Why? Because much of Wallingford has been designated an Urban Village. And years ago, the city decided to allow any new development in UV’s, even if it’s an apartment with 60 units, to be built without being required to provide ANY on-site parking. For example, the Bill the Butcher site by the post office is slated to be a 40 unit building with ZERO parking. Many developers will happily forgo the expense of providing on-site parking.
What’s that got to do with you and RPZ’s, you ask? Because developers will treat their new renters’ parking needs as an externality to be born by neighbors nearby, while they pocket the difference. Furthermore, when the HALA upzones pass and they start slapping up aPodments with no on-site parking everywhere, most of the residents in these new buildings will still choose to own cars. And guess where they’re going to park them. On my street, and yours.
No one’s saying RPZ’s are a perfect solution. But if we can establish some and hopefully keep arterials with big new buildings from being included in the RPZ zone and prevent those residents from being able to park their cars all over the hood, then hopefully you can still continue to park on your block. It’s a longshot, but new RPZ zones are probably the only chance you have for that. And I’d say the annual fee is a small price to pay for that.
Perhaps you are right hayduke! I guess we’ll have to wait to see. Thanks for your input!!
No, he’s wrong, but he has enough disclaimers in there that we might as well let it go. In our dreams, we would like to see RPZ permits be limited to 4 per lot, or some other policy to deal with residential contention. But then in our dreams, we wouldn’t have that problem in the first place.
In my dreams we wouldn’t spend so much money and space on cars which sit idle most of the time and then destroy the environment when they are used. It’s going to take a while to get to a better solution so for now we need smarter ways to manage parking.
Donn, as I’ve said before, I agree with you that RPZ permits should be limited to a certain number per lot (I’d argue 3, not 4). It’s certainly not a perfect system. But the current program is the only one we have, and I’m trying to address the problem in the realm of the possible, rather and the realm of Dreamworld.
Disability permits make a big difference, right? You have one, and use it for street parking. I have one, and I I don’t use the street, I use my garage. I never park on the street.

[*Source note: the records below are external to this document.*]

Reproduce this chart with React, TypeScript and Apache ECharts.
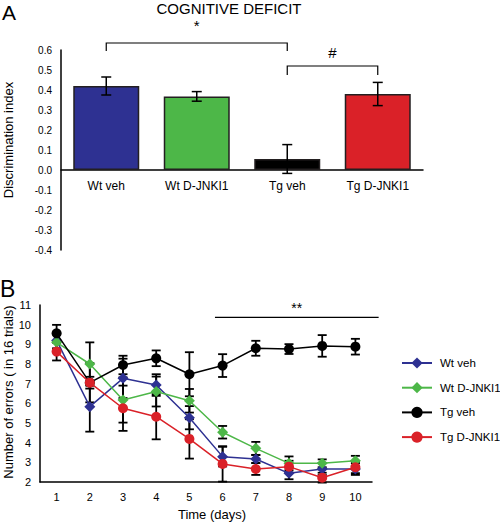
import React, { useEffect, useRef } from 'react';
import * as echarts from 'echarts';

// ---- Panel A data ----
const barCategories = ['Wt veh', 'Wt D-JNKI1', 'Tg veh', 'Tg D-JNKI1'];
const barValues = [0.42, 0.368, 0.055, 0.38];
const barErrors = [0.045, 0.024, 0.072, 0.058];
const barColors = ['#2e3192', '#4db748', '#000000', '#da2128'];

const bracketStart = [0, 2];
const bracketEnd = [2, 3];
const bracketTop = [0.635, 0.52];
const bracketLeg = [0.595, 0.475];
const bracketLabels = ['*', '#'];
const bracketLabelValue = [0.725, 0.59];

// ---- Panel B data ----
const days = ['1', '2', '3', '4', '5', '6', '7', '8', '9', '10'];
const wtVeh = [9.2, 5.83, 7.27, 6.93, 5.27, 3.29, 3.17, 2.44, 2.66, 2.66];
const wtVehErr = [0.4, 1.27, 1.0, 0.55, 0.59, 0.5, 0.2, 0.3, 0.3, 0.3];
const wtJnk = [9.1, 8.0, 6.17, 6.6, 6.13, 4.53, 3.71, 2.95, 2.95, 3.08];
const wtJnkErr = [0.4, 1.1, 1.15, 0.76, 0.6, 0.32, 0.33, 0.35, 0.2, 0.25];
const tgVeh = [9.56, 7.05, 7.95, 8.29, 7.48, 7.92, 8.8, 8.76, 8.92, 8.88];
const tgVehErr = [0.43, 0.3, 0.47, 0.4, 1.12, 0.58, 0.38, 0.25, 0.55, 0.4];
const tgJnk = [8.63, 7.05, 5.75, 5.32, 4.19, 2.92, 2.66, 2.78, 2.22, 2.75];
const tgJnkErr = [0.45, 1.0, 1.15, 1.15, 1.0, 0.9, 0.3, 0.3, 0.25, 0.3];

const lineNames = ['Wt veh', 'Wt D-JNKI1', 'Tg veh', 'Tg D-JNKI1'];
const lineColors = ['#2e3192', '#4db748', '#000000', '#da2128'];
const lineSymbols = ['diamond', 'diamond', 'circle', 'circle'];

const sigStartDay = 5.77;
const sigEndDay = 10.7;
const sigValue = 10.37;
const sigLabelValue = 10.85;
const sigLabel = '**';

const FONT = '"Liberation Sans", Arial, sans-serif';

export default function App() {
  const ref = useRef<HTMLDivElement>(null);

  useEffect(() => {
    if (!ref.current) return;
    const chart = echarts.init(ref.current, undefined, { renderer: 'svg' });

    const lineValues = [wtVeh, wtJnk, tgVeh, tgJnk];
    const lineErrs = [wtVehErr, wtJnkErr, tgVehErr, tgJnkErr];

    const errDataB: number[][] = [];
    lineValues.forEach((vals, s) => {
      vals.forEach((v, i) => {
        errDataB.push([i, v - lineErrs[s][i], v + lineErrs[s][i]]);
      });
    });

    const errRender = (w: number, lw: number) => (params: any, api: any) => {
      const x = api.value(0);
      const lo = api.coord([x, api.value(1)]);
      const hi = api.coord([x, api.value(2)]);
      const st = { stroke: '#000', lineWidth: lw };
      return {
        type: 'group',
        children: [
          { type: 'line', shape: { x1: lo[0], y1: lo[1], x2: hi[0], y2: hi[1] }, style: st },
          { type: 'line', shape: { x1: lo[0] - w, y1: lo[1], x2: lo[0] + w, y2: lo[1] }, style: st },
          { type: 'line', shape: { x1: hi[0] - w, y1: hi[1], x2: hi[0] + w, y2: hi[1] }, style: st },
        ],
      };
    };

    const option: any = {
      animation: false,
      textStyle: { fontFamily: FONT, color: '#000' },
      graphic: [
        { type: 'text', x: 2, y: 12, style: { text: 'A', font: `21px ${FONT}`, fill: '#000', textAlign: 'left', textVerticalAlign: 'middle' } },
        { type: 'text', x: 229, y: 8, style: { text: 'COGNITIVE DEFICIT', font: `15px ${FONT}`, fill: '#000', textAlign: 'center', textVerticalAlign: 'middle' } },
        { type: 'text', x: 8, y: 140, rotation: Math.PI / 2, style: { text: 'Discrimination index', font: `13px ${FONT}`, fill: '#000', textAlign: 'center', textVerticalAlign: 'middle' } },
        { type: 'text', x: 0, y: 289, style: { text: 'B', font: `23px ${FONT}`, fill: '#000', textAlign: 'left', textVerticalAlign: 'middle' } },
        { type: 'text', x: 8, y: 392, rotation: Math.PI / 2, style: { text: 'Number of errors ( in 16 trials)', font: `13px ${FONT}`, fill: '#000', textAlign: 'center', textVerticalAlign: 'middle' } },
        { type: 'text', x: 212, y: 514, style: { text: 'Time (days)', font: `13px ${FONT}`, fill: '#000', textAlign: 'center', textVerticalAlign: 'middle' } },
      ],
      legend: {
        orient: 'vertical',
        left: 396,
        top: 352,
        itemWidth: 30,
        itemHeight: 14,
        itemGap: 12.7,
        data: lineNames,
        textStyle: { fontSize: 11.5, fontFamily: FONT, color: '#000', padding: [0, 0, 0, 3] },
      },
      grid: [
        { left: 61, top: 50, width: 362, height: 200 },
        { left: 40, top: 305, width: 332, height: 177 },
      ],
      xAxis: [
        {
          type: 'category',
          gridIndex: 0,
          data: barCategories,
          offset: -80,
          axisLine: { onZero: false, lineStyle: { color: '#000', width: 1.5 } },
          axisTick: { show: false },
          axisLabel: { fontSize: 12, color: '#000', margin: 10, fontFamily: FONT },
        },
        {
          type: 'category',
          gridIndex: 1,
          data: days,
          boundaryGap: true,
          axisLine: { lineStyle: { color: '#000', width: 1.5 } },
          axisTick: { show: false },
          axisLabel: { fontSize: 11, color: '#000', margin: 9, fontFamily: FONT },
        },
      ],
      yAxis: [
        {
          type: 'value',
          gridIndex: 0,
          min: -0.4,
          max: 0.6,
          interval: 0.1,
          axisLine: { show: true, lineStyle: { color: '#000', width: 1.5 } },
          axisTick: { show: false },
          splitLine: { show: false },
          axisLabel: { fontSize: 10, color: '#000', margin: 9, fontFamily: FONT, formatter: (v: number) => v.toFixed(1) },
        },
        {
          type: 'value',
          gridIndex: 1,
          min: 2,
          max: 11,
          interval: 1,
          axisLine: { show: true, lineStyle: { color: '#000', width: 1.5 } },
          axisTick: { show: false },
          splitLine: { show: false },
          axisLabel: { fontSize: 11, color: '#000', margin: 9, fontFamily: FONT },
        },
      ],
      series: [
        {
          type: 'bar',
          xAxisIndex: 0,
          yAxisIndex: 0,
          barWidth: 66,
          data: barValues.map((v, i) => ({
            value: v,
            itemStyle: { color: barColors[i], borderColor: '#231f20', borderWidth: 1.5 },
          })),
          z: 2,
        },
        {
          type: 'custom',
          xAxisIndex: 0,
          yAxisIndex: 0,
          clip: false,
          z: 5,
          data: barValues.map((v, i) => [i, v - barErrors[i], v + barErrors[i]]),
          encode: { x: 0, y: [1, 2] },
          renderItem: errRender(5, 1.5),
        },
        {
          type: 'custom',
          xAxisIndex: 0,
          yAxisIndex: 0,
          clip: false,
          z: 5,
          data: bracketStart.map((s, i) => [s, bracketEnd[i], bracketTop[i], bracketLeg[i], bracketLabelValue[i]]),
          encode: { x: [0, 1], y: [2, 3, 4] },
          renderItem: (params: any, api: any) => {
            const s = api.value(0);
            const e = api.value(1);
            const a = api.coord([s, api.value(3)]);
            const b = api.coord([s, api.value(2)]);
            const c = api.coord([e, api.value(2)]);
            const d = api.coord([e, api.value(3)]);
            const lab = api.coord([s, api.value(4)]);
            return {
              type: 'group',
              children: [
                { type: 'polyline', shape: { points: [a, b, c, d] }, style: { stroke: '#000', lineWidth: 1.2, fill: null } },
                {
                  type: 'text',
                  x: (a[0] + d[0]) / 2,
                  y: lab[1],
                  style: { text: bracketLabels[params.dataIndex], font: `15px ${FONT}`, fill: '#000', textAlign: 'center', textVerticalAlign: 'middle' },
                },
              ],
            };
          },
        },
        {
          type: 'custom',
          xAxisIndex: 1,
          yAxisIndex: 1,
          clip: false,
          z: 1,
          data: errDataB,
          encode: { x: 0, y: [1, 2] },
          renderItem: errRender(4.5, 1.8),
        },
        ...lineNames.map((name, s) => ({
          type: 'line',
          name,
          xAxisIndex: 1,
          yAxisIndex: 1,
          data: lineValues[s],
          symbol: lineSymbols[s],
          symbolSize: lineSymbols[s] === 'diamond' ? 11 : 10,
          lineStyle: { color: lineColors[s], width: 1.5 },
          itemStyle: { color: lineColors[s], borderWidth: 0 },
          z: 3 + s,
        })),
        {
          type: 'custom',
          xAxisIndex: 1,
          yAxisIndex: 1,
          clip: false,
          z: 5,
          data: [[sigStartDay - 1, sigEndDay - 1, sigValue, sigLabelValue]],
          encode: { x: 0, y: [2, 3] },
          renderItem: (params: any, api: any) => {
            const base = api.coord([0, api.value(2)]);
            const labBase = api.coord([0, api.value(3)]);
            const band = api.size([1, 0])[0];
            const x1 = base[0] + api.value(0) * band;
            const x2 = base[0] + api.value(1) * band;
            return {
              type: 'group',
              children: [
                { type: 'line', shape: { x1, y1: base[1], x2, y2: base[1] }, style: { stroke: '#000', lineWidth: 1.2 } },
                {
                  type: 'text',
                  x: (x1 + x2) / 2,
                  y: labBase[1],
                  style: { text: sigLabel, font: `14px ${FONT}`, fill: '#000', textAlign: 'center', textVerticalAlign: 'middle' },
                },
              ],
            };
          },
        },
      ],
    };

    chart.setOption(option);
    return () => chart.dispose();
  }, []);

  return (
    <div
      ref={ref}
      style={{ position: 'fixed', left: 0, top: 0, width: 500, height: 522, background: '#fff' }}
    />
  );
}
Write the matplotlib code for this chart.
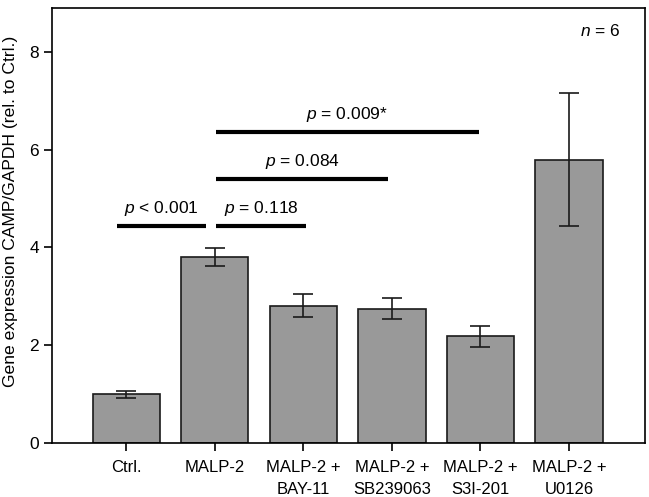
import matplotlib
matplotlib.use("Agg")
import matplotlib.pyplot as plt
import numpy as np

categories = ["Ctrl.", "MALP-2", "MALP-2 +\nBAY-11", "MALP-2 +\nSB239063", "MALP-2 +\nS3I-201", "MALP-2 +\nU0126"]
means = [1.00, 3.81, 2.81, 2.75, 2.18, 5.80]
errors = [0.07, 0.18, 0.23, 0.21, 0.22, 1.36]

# significance brackets: (x_start, x_end, y, label)
sig_x0 = [-0.10, 1.01, 1.01, 1.01]
sig_x1 = [0.90, 2.03, 2.96, 3.98]
sig_y = [4.44, 4.44, 5.41, 6.37]
sig_labels = ["$p$ < 0.001", "$p$ = 0.118", "$p$ = 0.084", "$p$ = 0.009*"]

plt.rcParams['font.family'] = ['Liberation Sans', 'DejaVu Sans']
plt.rcParams['mathtext.fontset'] = 'custom'
plt.rcParams['mathtext.rm'] = 'Liberation Sans'
plt.rcParams['mathtext.it'] = 'Liberation Sans:italic'

fig = plt.figure(figsize=(6.49, 4.97), dpi=100)
ax = fig.add_axes([52/649, 1-443/497, (645-52)/649, (443-8)/497])

x = np.arange(len(categories))
ax.bar(x, means, width=0.76, color='#999999', edgecolor='#1a1a1a', linewidth=1.2,
       yerr=errors, error_kw=dict(ecolor='#1a1a1a', elinewidth=1.2, capsize=7.5, capthick=1.2), zorder=2)

for x0, x1, y, lab in zip(sig_x0, sig_x1, sig_y, sig_labels):
    ax.plot([x0, x1], [y, y], color='black', lw=3, solid_capstyle='butt', zorder=3)
    ax.text((x0 + x1) / 2, y + 0.16, lab, ha='center', va='bottom', fontsize=12.5)

ax.text(0.958, 0.948, "$n$ = 6", transform=ax.transAxes, ha='right', va='center', fontsize=12.5)

ax.set_xlim(-0.84, 5.86)
ax.set_ylim(0, 8.9)
ax.set_yticks([0, 2, 4, 6, 8])
ax.set_xticks(x)
ax.set_xticklabels(categories, fontsize=12, linespacing=1.6)
ax.tick_params(axis='y', labelsize=12.5, direction='out', length=6, width=1.2)
ax.tick_params(axis='x', direction='out', length=6, width=1.2, pad=6)
for s in ax.spines.values():
    s.set_linewidth(1.2)
ax.set_ylabel("Gene expression CAMP/GAPDH (rel. to Ctrl.)", fontsize=12.6)
ax.yaxis.set_label_coords(-0.058, 0.532)

fig.savefig("out.png", dpi=100)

You are not charged for parking, i.e. how much you use parking spaces. You pay $65 per year for a permit each vehicle you own. Then you can park them as much as you want. The cost is $10 for low income households. You can also pay $30 per year for a permit which is not registered to your car. Residents often lease these to commuters in more popular zones, e.g. Capital Hill.
We should move away from thinking that people have a right to park cars in front of their houses. That is public land, not the homeowners. Parking is one use of the land, but we should consider others.
$65 is a charge for parking your car regardless of how one looks at it, the permit fee is $65 and that’s a charge. Yes, on street parking is for public use and on street parking is a consideration for home buyers in a given area. Homeowners are required to maintain the planting strip and sidewalks in front of their homes regardless of who parks there and litters them up. No, homeowners should have the right to park in front of their homes. So let’s just agree to disagree!!
I went to park in a spot I have parke din often only to find one of those horrible red lines covering about 20 feet off stone Way N.. tha tis another way to restrict parking– bug fat red lines and stiff no parking fines.